A graduate of Kings Point Merchant Marine Academy, Larry grew up working in the steel mills of Lyndora, Pennsylvania, often taking the hardest jobs available to get paid an extra quarter per hour for every story that he was willing to work above the ground. He started his career down the coast at Electric Boat, working on nuclear subs. Following the Cold War, Larry took his trade to Bath. At the time, BIW was starting its Arleigh Burke class of destroyers—Larry says they’re currently in production on numbers 34 and 35. Larry came north for the spring while his wife and two toddlers finished the school year. He lived in a “flophouse” in Brunswick where he slept a few hours a night, but otherwise got to the yard at 4 a.m. “just to learn it.” Back then there were 800 welders on site, 12,000 employees. “It can take a few months before you get used to the shipyard nomenclature. It’s not like construction. The stakes are very high. If you got a ship out in the middle of the north Atlantic, you can’t just call a plumber.” But what Larry saw at BIW was something he’d never seen “down south.” “It’s the quality of the work,” Larry says. “You go other places, you can tell it isn’t the same. There are real craftsmen here. This is part of their heritage. Fathers and sons, a stewardship of people passing down skills from one generation to the next.”
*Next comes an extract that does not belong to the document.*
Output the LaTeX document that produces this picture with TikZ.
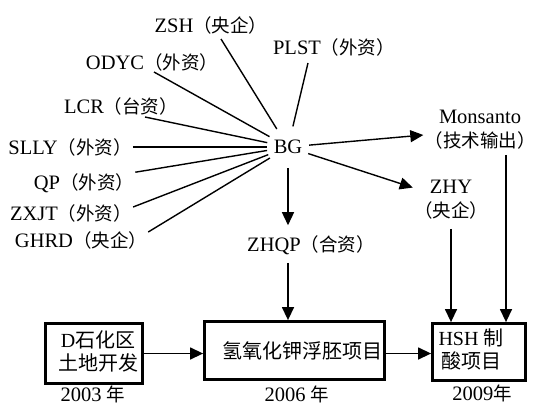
\documentclass[tikz,border=0pt]{standalone}
\usepackage{fontspec}
\setmainfont{Liberation Serif}
\newfontfamily\cjkf{Noto Sans CJK SC}
\usetikzlibrary{arrows.meta}
\newcommand\zhsize{}
\newcommand\zh[1]{{\cjkf\zhsize #1}}
\begin{document}
\begin{tikzpicture}[x=1pt,y=-1pt,
  lbl/.style={font={\fontsize{20.5}{24}\selectfont\def\zhsize{\fontsize{18.5}{24}\selectfont}}, inner sep=1pt},
  conn/.style={line width=1.4pt},
  arr/.style={conn,-{Triangle[length=13pt,width=12pt]}},
  box/.style={draw, line width=2.8pt, inner sep=0pt,
    font={\fontsize{20}{20}\selectfont\def\zhsize{\fontsize{20}{20}\selectfont}}}]
\useasboundingbox (0,0) rectangle (538,405);
% source labels
\node[lbl] (zsh)  at (211,25)  {ZSH\zh{（央企）}};
\node[lbl] (odyc) at (152,62)  {ODYC\zh{（外资）}};
\node[lbl] (plst) at (334,47)  {PLST\zh{（外资）}};
\node[lbl] (lcr)  at (121,106) {LCR\zh{（台资）}};
\node[lbl] (slly) at (70,147)  {SLLY\zh{（外资）}};
\node[lbl] (qp)   at (84,183)  {QP\zh{（外资）}};
\node[lbl] (zxjt) at (71,213)  {ZXJT\zh{（外资）}};
\node[lbl] (ghrd) at (81,240)  {GHRD\zh{（央企）}};
\node[lbl, circle, minimum size=42pt, inner sep=0pt] (bg) at (288,147) {BG};
\node[lbl, align=center] (ms)  at (480,130) {Monsanto\\\zh{（技术输出）}};
\node[lbl, align=center] (zhy) at (451,200) {ZHY\\\zh{（央企）}};
\node[lbl] (zhqp) at (311,245) {ZHQP\zh{（合资）}};
% boxes
\node[box, minimum width=97pt, minimum height=60pt] (b1) at (94,353.5)
  {\hspace*{8pt}\begin{tabular}{@{}c@{}}D\zh{石化区}\\\zh{土地开发}\end{tabular}};
\node[box, minimum width=180pt, minimum height=58pt] (b2) at (294.5,350.5)
  {\hspace*{15pt}\zh{氢氧化钾浮胚项目}};
\node[box, minimum width=93pt, minimum height=57pt] (b3) at (479,352)
  {\hspace*{-16pt}\begin{tabular}{@{}c@{}}HSH \zh{制}\\\zh{酸项目}\end{tabular}};
% years
\node[lbl, anchor=base] (y1) at (93,401) {2003 \zh{年}};
\node[lbl, anchor=base] (y2) at (297,401) {2006 \zh{年}};
\node[lbl, anchor=base] (y3) at (482,400) {2009\zh{年}};
% lines into BG
\draw[conn] ([shift={(10,14)}]zsh.center) -- (bg);
\draw[conn] ([shift={(2,10)}]odyc.center) -- (bg);
\draw[conn] ([shift={(-26,16)}]plst.center) -- (bg);
\draw[conn] ([shift={(24,11)}]lcr.center) -- (bg);
\draw[conn] (slly.east) -- (bg);
\draw[conn] (qp.north east) -- (bg);
\draw[conn] ([shift={(0,4)}]zxjt.north east) -- (bg);
\draw[conn] ([shift={(0,2)}]ghrd.north east) -- (bg);
% arrows out of BG
\draw[arr] (bg) -- (ms);
\draw[arr] (bg) -- (zhy);
\draw[arr, shorten >=9pt] (bg.south) -- (bg.south |- zhqp.north);
\draw[arr, shorten <=7pt] (bg.south |- zhqp.south) -- (bg.south |- b2.north);
% verticals into box 3
\draw[arr, shorten <=8pt] (zhy.south) -- (zhy.south |- b3.north);
\coordinate (mv) at ([xshift=26pt]ms.south);
\draw[arr, shorten <=4pt] (mv) -- (mv |- b3.north);
% horizontal flow
\draw[arr] (b1.east) -- (b1.east -| b2.west);
\draw[arr] (b2.east |- b1.east) -- (b3.west |- b1.east);
\end{tikzpicture}
\end{document}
Larry takes me under the hull of the Zumwalt. “Keep your helmet on,” he jokes. Then he takes me to the dry dock, where in September the Zumwalt will be trolleyed into the river for trials. I ask him how that feels. Unlike the younger generation of shipbuilders like Ouellette and Dolan, Larry’s seen dozens and dozens of his ships sail down the Kennebec. “There’s some big satisfaction. Someone’s gonna rely on that ship. This isn’t building widgets. We’re not pushing keyboards out here, we’re pushing steel.”

But then I remember watching Larry rebuild cars in his garage on his days off, and I ask him if he thinks of his work at the yard as hard. “This isn’t a job,” he says just as the riggers are lifting the enormous prop shaft of the Zumwalt into place. “It’s my hobby.”